Tomé-Açu, o modelo sustentável da Amazônia inspirado por tradições japonesas

No interior do Pará, em Tomé-Açu, uma inesperada fusão de culturas trouxe mais do que diversidade linguística para o coração da Amazônia – ela gerou um modelo de produção agrícola sustentável que hoje serve de referência para o mundo. A colônia japonesa que se estabeleceu na região, gravemente atingida por uma praga nas plantações na década de 1970, hoje é um exemplo de resiliência e inovação.

O engenheiro florestal japonês Noboru Sakaguchi, na ocasião diretor da cooperativa dos agricultores locais, foi o proponente de uma mudança significativa: a adoção da diversidade da Floresta Amazônica como modelo para a agricultura, em contraste com o cultivo em monocultura praticado até então. Orientados por Sakaguchi, os agricultores aprenderam com os ribeirinhos e começaram a cultivar uma variedade de espécies frutíferas e de grande porte, transformando terras degradadas em áreas repletas de biodiversidade.

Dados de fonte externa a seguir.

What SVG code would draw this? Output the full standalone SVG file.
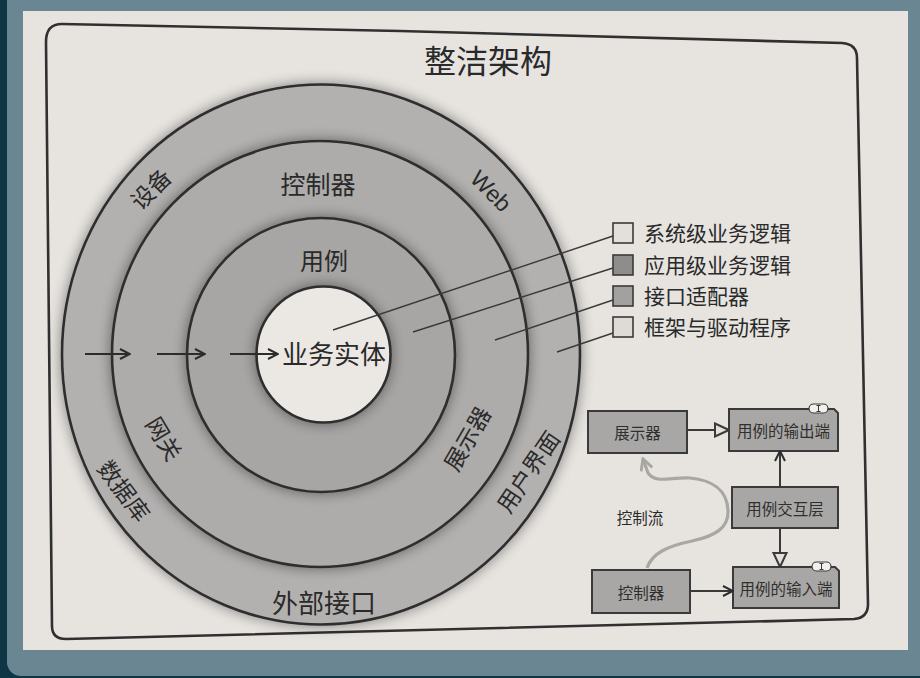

A fazenda de Michinori Konagano, membro da colônia e um dos principais seguidores dessa prática, é um verdadeiro mosaico de agroflorestas, onde a diversidade na produção inclui cacau, açaí, cupuaçu, pitaya, madeira e óleos vegetais. A adoção desse sistema não apenas revitalizou os campos degradados e atraiu de volta a fauna local, mas também diversificou as fontes de receita dos agricultores, trazendo prosperidade e sustentabilidade.

Esta visão multifacetada da relação do ser humano com a terra ecoa a sabedoria dos ribeirinhos e resgata práticas agrícolas japonesas ancestrais, relacionadas com o conceito de ‘mottainai’, que lamenta o desperdício e encoraja a máxima utilização de recursos naturais. Técnicas simples, como a utilização de resíduos de frutos na adubação do solo, demostram um alinhamento com princípios de sustentabilidade.

O sucesso do Sistema Agroflorestal de Tomé-Açu (Safta) chama a atenção de pesquisadores e agricultores ao redor do globo. Osvaldo Kato, pesquisador da Embrapa Amazônia Oriental, destaca as vantagens econômicas e ambientais dessas agroflorestas, como a recuperação de solos esgotados, a absorção significativa de carbono e o aumento da biodiversidade. Apesar dos desafios tecnológicos e fundiários para a expansão desse modelo, ele ressalta o potencial de adoção, principalmente entre agricultores familiares.

Entretanto, a transmissão desse legado enfrenta barreiras, com a nova geração de nipo-brasileiros muitas vezes escolhendo caminhos diferentes dos de seus pais e avós. Ainda assim, a essência do conhecimento compartilhado pela comunidade japonesa em Tomé-Açu permanece viva, possibilitando que essa experiência singular de bioeconomia continue a inspirar e a moldar práticas agrícolas sustentáveis pelo mundo.